Jak dodała, gra polityczna prowadzona przez przewodniczącego Broniarza i Grzegorza Schetynę nie przyniosła rezultatu. Jak się okazało kolejni nauczyciele rezygnowali z protestu wracając do pracy. Strajk nie przyniósł efektu, dlatego władze ZNP zdecydowały o jego przerwaniu.
Wiceminister podkreśliła, że od początku protest miał charakter polityczny. Organizatorom nie zależało na rozwiązaniu problemów oświatowych, ale na zaistnieniu przed wyborami. Nie chcieli dyskutować o propozycjach rządowych, ani uczestniczyć w obradach „okrągłego stołu”, a ich zakładnikami stali się uczniowie. Zostali wykorzystani jako tarcze ZNP. Na szczęście Sejm przyjął nowelizację prawa oświatowego, która w sytuacji strajku nauczycieli umożliwia klasyfikowanie uczniów przez dyrektora lub osobę wyznaczoną przez samorząd.
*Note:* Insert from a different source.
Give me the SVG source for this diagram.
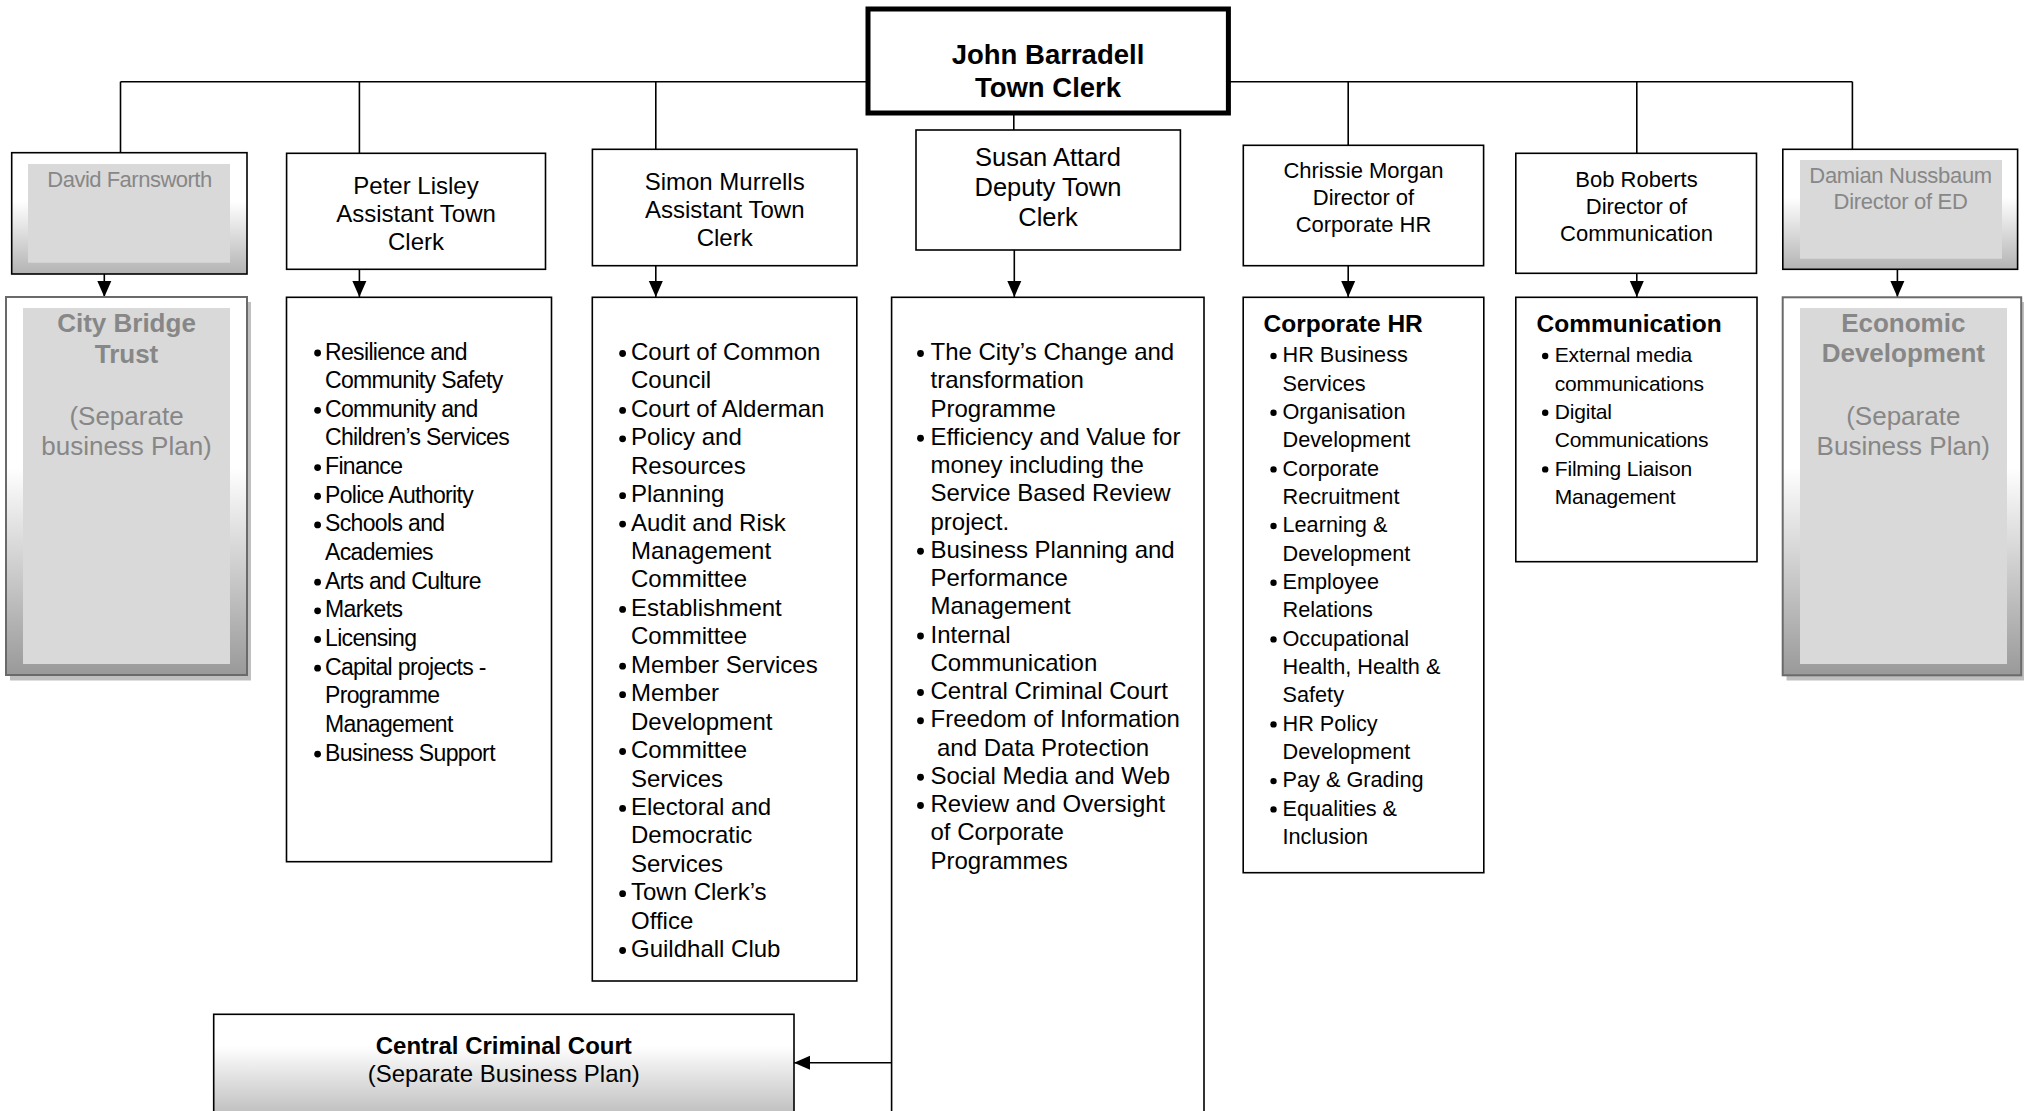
<svg xmlns="http://www.w3.org/2000/svg" width="2024" height="1111" viewBox="0 0 2024 1111">
<defs>
<linearGradient id="gHead" x1="0" y1="0" x2="0" y2="1"><stop offset="0" stop-color="#ffffff"/><stop offset="0.4" stop-color="#ffffff"/><stop offset="1" stop-color="#b3b3b3"/></linearGradient>
<linearGradient id="gTall" x1="0" y1="0" x2="0" y2="1"><stop offset="0" stop-color="#ffffff"/><stop offset="0.45" stop-color="#ffffff"/><stop offset="1" stop-color="#999999"/></linearGradient>
<linearGradient id="gCCC" x1="0" y1="0" x2="0" y2="1"><stop offset="0" stop-color="#ffffff"/><stop offset="0.25" stop-color="#ffffff"/><stop offset="1" stop-color="#a8a8a8"/></linearGradient>
<marker id="arr" markerUnits="userSpaceOnUse" markerWidth="16" markerHeight="16" viewBox="0 0 16 16" refX="16" refY="8" orient="auto"><path d="M0,1 L16,8 L0,15 Z" fill="#000"/></marker>
</defs>
<style>
text{font-family:"Liberation Sans",Arial,sans-serif;fill:#000}
.box{fill:#fff;stroke:#000;stroke-width:1.6}
.hd{font-size:24px;text-anchor:middle}
.hs{font-size:22px;text-anchor:middle}
.gray{fill:#878787}
.inner{fill:#d9d9d9;stroke:none}
.ln{stroke:#000;stroke-width:1.6;fill:none}
.pl{font-size:23px;letter-spacing:-0.65px}
.sl{font-size:24px}
.hr{font-size:21.7px}
.cm{font-size:21px;letter-spacing:-0.2px}
.bh{font-size:24.5px;font-weight:bold}
.dot{fill:#000}
</style>
<rect width="2024" height="1111" fill="#fff"/>

<g id="connectors">
<path class="ln" d="M120.5,81.7 H1852.4"/>
<path class="ln" d="M120.5,81.7 V153"/>
<path class="ln" d="M359.4,81.7 V153.3"/>
<path class="ln" d="M655.8,81.7 V149.3"/>
<path class="ln" d="M1013.8,115 V130"/>
<path class="ln" d="M1348.2,81.7 V145.3"/>
<path class="ln" d="M1636.8,81.7 V153.3"/>
<path class="ln" d="M1852.4,81.7 V149.3"/>
<path class="ln" d="M104.3,274 V297" marker-end="url(#arr)"/>
<path class="ln" d="M359.4,269.3 V297" marker-end="url(#arr)"/>
<path class="ln" d="M655.8,265.7 V297" marker-end="url(#arr)"/>
<path class="ln" d="M1014.3,250 V297" marker-end="url(#arr)"/>
<path class="ln" d="M1348.2,265.7 V297" marker-end="url(#arr)"/>
<path class="ln" d="M1636.8,273.3 V297" marker-end="url(#arr)"/>
<path class="ln" d="M1897.4,269.3 V297" marker-end="url(#arr)"/>
<path class="ln" d="M891.6,1062.7 H794" stroke-width="2.6" marker-end="url(#arr)"/>
</g>

<g id="john">
<rect x="868" y="9" width="360.4" height="104" fill="#fff" stroke="#000" stroke-width="5"/>
<text x="1048" y="64" font-size="27.5" font-weight="bold" text-anchor="middle">John Barradell</text>
<text x="1048" y="97.3" font-size="27.5" font-weight="bold" text-anchor="middle">Town Clerk</text>
</g>

<g id="david">
<rect x="11.7" y="152.7" width="235.3" height="121.3" fill="url(#gHead)" stroke="#000" stroke-width="1.6"/>
<rect class="inner" x="28" y="164" width="202" height="98.7"/>
<text class="hs gray" x="129.5" y="186.7" letter-spacing="-0.5">David Farnsworth</text>
</g>

<g id="peter">
<rect class="box" x="286.6" y="153.3" width="258.9" height="116"/>
<text class="hd" x="416" y="194.3">Peter Lisley</text>
<text class="hd" x="416" y="222.3">Assistant Town</text>
<text class="hd" x="416" y="250.3">Clerk</text>
</g>

<g id="simon">
<rect class="box" x="592.4" y="149.3" width="264.6" height="116.4"/>
<text class="hd" x="724.7" y="190">Simon Murrells</text>
<text class="hd" x="724.7" y="218">Assistant Town</text>
<text class="hd" x="724.7" y="246">Clerk</text>
</g>

<g id="susan">
<rect class="box" x="916" y="130" width="264.4" height="120"/>
<text x="1048" y="165.7" font-size="25.5" text-anchor="middle">Susan Attard</text>
<text x="1048" y="195.9" font-size="25.5" text-anchor="middle">Deputy Town</text>
<text x="1048" y="226.1" font-size="25.5" text-anchor="middle">Clerk</text>
</g>

<g id="chrissie">
<rect class="box" x="1243.3" y="145.3" width="240.3" height="120.4"/>
<text class="hs" x="1363.5" y="178.3">Chrissie Morgan</text>
<text class="hs" x="1363.5" y="205.3">Director of</text>
<text class="hs" x="1363.5" y="232.3">Corporate HR</text>
</g>

<g id="bob">
<rect class="box" x="1515.8" y="153.3" width="240.7" height="120"/>
<text class="hs" x="1636.5" y="186.7">Bob Roberts</text>
<text class="hs" x="1636.5" y="213.7">Director of</text>
<text class="hs" x="1636.5" y="240.7">Communication</text>
</g>

<g id="damian">
<rect x="1782.8" y="149.3" width="234.8" height="120" fill="url(#gHead)" stroke="#000" stroke-width="1.6"/>
<rect class="inner" x="1800" y="160" width="202" height="98.7"/>
<text class="hs gray" x="1900.6" y="182.7" letter-spacing="-0.3">Damian Nussbaum</text>
<text class="hs gray" x="1900.6" y="209.3" letter-spacing="-0.3">Director of ED</text>
</g>

<g id="city-bridge">
<rect x="10" y="302" width="241" height="378.5" fill="#bfbfbf"/>
<rect x="6" y="297" width="241" height="378" fill="url(#gTall)" stroke="#6a6a6a" stroke-width="2"/>
<rect class="inner" x="23" y="308" width="207" height="356"/>
<text class="gray" x="126.5" y="332.3" font-size="26" font-weight="bold" text-anchor="middle">City Bridge</text>
<text class="gray" x="126.5" y="362.5" font-size="26" font-weight="bold" text-anchor="middle">Trust</text>
<text class="gray" x="126.5" y="425" font-size="26" text-anchor="middle">(Separate</text>
<text class="gray" x="126.5" y="455" font-size="26" text-anchor="middle">business Plan)</text>
</g>

<g id="peter-list">
<rect class="box" x="286.5" y="297.3" width="265" height="564.4"/>
<g class="dot">
<circle cx="317.6" cy="353" r="3.4"/><circle cx="317.6" cy="410.3" r="3.4"/><circle cx="317.6" cy="467.6" r="3.4"/><circle cx="317.6" cy="496.25" r="3.4"/><circle cx="317.6" cy="524.9" r="3.4"/><circle cx="317.6" cy="582.2" r="3.4"/><circle cx="317.6" cy="610.85" r="3.4"/><circle cx="317.6" cy="639.5" r="3.4"/><circle cx="317.6" cy="668.15" r="3.4"/><circle cx="317.6" cy="754.1" r="3.4"/>
</g>
<text class="pl" x="325" y="359.5">Resilience and</text>
<text class="pl" x="325" y="388.15">Community Safety</text>
<text class="pl" x="325" y="416.8">Community and</text>
<text class="pl" x="325" y="445.45">Children’s Services</text>
<text class="pl" x="325" y="474.1">Finance</text>
<text class="pl" x="325" y="502.75">Police Authority</text>
<text class="pl" x="325" y="531.4">Schools and</text>
<text class="pl" x="325" y="560.05">Academies</text>
<text class="pl" x="325" y="588.7">Arts and Culture</text>
<text class="pl" x="325" y="617.35">Markets</text>
<text class="pl" x="325" y="646">Licensing</text>
<text class="pl" x="325" y="674.65">Capital projects -</text>
<text class="pl" x="325" y="703.3">Programme</text>
<text class="pl" x="325" y="731.95">Management</text>
<text class="pl" x="325" y="760.6">Business Support</text>
</g>

<g id="simon-list">
<rect class="box" x="592.3" y="297.3" width="264.5" height="683.7"/>
<g class="dot">
<circle cx="622.6" cy="353.5" r="3.4"/><circle cx="622.6" cy="410.4" r="3.4"/><circle cx="622.6" cy="438.8" r="3.4"/><circle cx="622.6" cy="495.7" r="3.4"/><circle cx="622.6" cy="524.1" r="3.4"/><circle cx="622.6" cy="609.4" r="3.4"/><circle cx="622.6" cy="666.2" r="3.4"/><circle cx="622.6" cy="694.7" r="3.4"/><circle cx="622.6" cy="751.5" r="3.4"/><circle cx="622.6" cy="808.4" r="3.4"/><circle cx="622.6" cy="893.7" r="3.4"/><circle cx="622.6" cy="950.5" r="3.4"/>
</g>
<text class="sl" x="631" y="360">Court of Common</text>
<text class="sl" x="631" y="388.4">Council</text>
<text class="sl" x="631" y="416.9">Court of Alderman</text>
<text class="sl" x="631" y="445.3">Policy and</text>
<text class="sl" x="631" y="473.7">Resources</text>
<text class="sl" x="631" y="502.2">Planning</text>
<text class="sl" x="631" y="530.6">Audit and Risk</text>
<text class="sl" x="631" y="559">Management</text>
<text class="sl" x="631" y="587.4">Committee</text>
<text class="sl" x="631" y="615.9">Establishment</text>
<text class="sl" x="631" y="644.3">Committee</text>
<text class="sl" x="631" y="672.7">Member Services</text>
<text class="sl" x="631" y="701.2">Member</text>
<text class="sl" x="631" y="729.6">Development</text>
<text class="sl" x="631" y="758">Committee</text>
<text class="sl" x="631" y="786.5">Services</text>
<text class="sl" x="631" y="814.9">Electoral and</text>
<text class="sl" x="631" y="843.3">Democratic</text>
<text class="sl" x="631" y="871.7">Services</text>
<text class="sl" x="631" y="900.2">Town Clerk’s</text>
<text class="sl" x="631" y="928.6">Office</text>
<text class="sl" x="631" y="957">Guildhall Club</text>
</g>

<g id="susan-list">
<rect class="box" x="891.6" y="297.3" width="312.4" height="830"/>
<g class="dot">
<circle cx="920.5" cy="353.5" r="3.4"/><circle cx="920.5" cy="438.25" r="3.4"/><circle cx="920.5" cy="551.25" r="3.4"/><circle cx="920.5" cy="636" r="3.4"/><circle cx="920.5" cy="692.5" r="3.4"/><circle cx="920.5" cy="720.75" r="3.4"/><circle cx="920.5" cy="777.25" r="3.4"/><circle cx="920.5" cy="805.5" r="3.4"/>
</g>
<text class="sl" x="930.5" y="360">The City’s Change and</text>
<text class="sl" x="930.5" y="388.25">transformation</text>
<text class="sl" x="930.5" y="416.5">Programme</text>
<text class="sl" x="930.5" y="444.75">Efficiency and Value for</text>
<text class="sl" x="930.5" y="473">money including the</text>
<text class="sl" x="930.5" y="501.25">Service Based Review</text>
<text class="sl" x="930.5" y="529.5">project.</text>
<text class="sl" x="930.5" y="557.75">Business Planning and</text>
<text class="sl" x="930.5" y="586">Performance</text>
<text class="sl" x="930.5" y="614.25">Management</text>
<text class="sl" x="930.5" y="642.5">Internal</text>
<text class="sl" x="930.5" y="670.75">Communication</text>
<text class="sl" x="930.5" y="699">Central Criminal Court</text>
<text class="sl" x="930.5" y="727.25">Freedom of Information</text>
<text class="sl" x="937" y="755.5">and Data Protection</text>
<text class="sl" x="930.5" y="783.75">Social Media and Web</text>
<text class="sl" x="930.5" y="812">Review and Oversight</text>
<text class="sl" x="930.5" y="840.25">of Corporate</text>
<text class="sl" x="930.5" y="868.5">Programmes</text>
</g>

<g id="hr-list">
<rect class="box" x="1243.2" y="297.3" width="240.6" height="575.4"/>
<text class="bh" x="1263.5" y="332.3">Corporate HR</text>
<g class="dot">
<circle cx="1273.5" cy="356" r="3.2"/><circle cx="1273.5" cy="412.7" r="3.2"/><circle cx="1273.5" cy="469.4" r="3.2"/><circle cx="1273.5" cy="526" r="3.2"/><circle cx="1273.5" cy="582.7" r="3.2"/><circle cx="1273.5" cy="639.4" r="3.2"/><circle cx="1273.5" cy="724.4" r="3.2"/><circle cx="1273.5" cy="781.1" r="3.2"/><circle cx="1273.5" cy="809.4" r="3.2"/>
</g>
<text class="hr" x="1282.5" y="362.3">HR Business</text>
<text class="hr" x="1282.5" y="390.6">Services</text>
<text class="hr" x="1282.5" y="419">Organisation</text>
<text class="hr" x="1282.5" y="447.3">Development</text>
<text class="hr" x="1282.5" y="475.7">Corporate</text>
<text class="hr" x="1282.5" y="504">Recruitment</text>
<text class="hr" x="1282.5" y="532.3">Learning &amp;</text>
<text class="hr" x="1282.5" y="560.7">Development</text>
<text class="hr" x="1282.5" y="589">Employee</text>
<text class="hr" x="1282.5" y="617.4">Relations</text>
<text class="hr" x="1282.5" y="645.7">Occupational</text>
<text class="hr" x="1282.5" y="674">Health, Health &amp;</text>
<text class="hr" x="1282.5" y="702.4">Safety</text>
<text class="hr" x="1282.5" y="730.7">HR Policy</text>
<text class="hr" x="1282.5" y="759.1">Development</text>
<text class="hr" x="1282.5" y="787.4">Pay &amp; Grading</text>
<text class="hr" x="1282.5" y="815.7">Equalities &amp;</text>
<text class="hr" x="1282.5" y="844.1">Inclusion</text>
</g>

<g id="comm-list">
<rect class="box" x="1515.8" y="297.3" width="241.2" height="264.4"/>
<text class="bh" x="1536.5" y="332.3">Communication</text>
<g class="dot">
<circle cx="1545.2" cy="356" r="3.2"/><circle cx="1545.2" cy="412.7" r="3.2"/><circle cx="1545.2" cy="469.4" r="3.2"/>
</g>
<text class="cm" x="1554.8" y="362.3">External media</text>
<text class="cm" x="1554.8" y="390.6">communications</text>
<text class="cm" x="1554.8" y="419">Digital</text>
<text class="cm" x="1554.8" y="447.3">Communications</text>
<text class="cm" x="1554.8" y="475.7">Filming Liaison</text>
<text class="cm" x="1554.8" y="504">Management</text>
</g>

<g id="economic-development">
<rect x="1786.5" y="302" width="238.5" height="378.5" fill="#bfbfbf"/>
<rect x="1782.7" y="297.3" width="238.5" height="378" fill="url(#gTall)" stroke="#6a6a6a" stroke-width="2"/>
<rect class="inner" x="1800" y="308" width="207" height="356"/>
<text class="gray" x="1903.3" y="332.3" font-size="26" font-weight="bold" text-anchor="middle">Economic</text>
<text class="gray" x="1903.3" y="361.7" font-size="26" font-weight="bold" text-anchor="middle">Development</text>
<text class="gray" x="1903.3" y="425" font-size="26" text-anchor="middle">(Separate</text>
<text class="gray" x="1903.3" y="455" font-size="26" text-anchor="middle">Business Plan)</text>
</g>

<g id="central-criminal-court">
<rect x="213.7" y="1014.3" width="580.3" height="125" fill="url(#gCCC)" stroke="#000" stroke-width="1.6"/>
<text x="503.8" y="1054" font-size="24" font-weight="bold" text-anchor="middle">Central Criminal Court</text>
<text x="503.8" y="1081.7" font-size="24" text-anchor="middle">(Separate Business Plan)</text>
</g>
</svg>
To gwarantuje, że maturzyści zostaną dopuszczeni do egzaminu dojrzałości. Minister odnosząc się do rozpoczynającego się w południe na Stadionie Narodowym w Warszawie „okrągłego stołu” oświatowego powiedziała że to kolejny przykład, że rząd chce dyskutować o problemach oświaty. Poruszone zostaną cztery tematy dotyczące uczniów, nauczycieli, jakości kształcenia i nowoczesnej szkoły. Chcemy rozwijać i systemowo reformować edukacje słuchając opinii nauczycieli, rodziców i uczniów.
Anna Krupka przypomniała że efektem rozmów z przedstawicielami związków zawodowych są podwyżki płac dla nauczycieli wynoszące w sumie około 21 procent.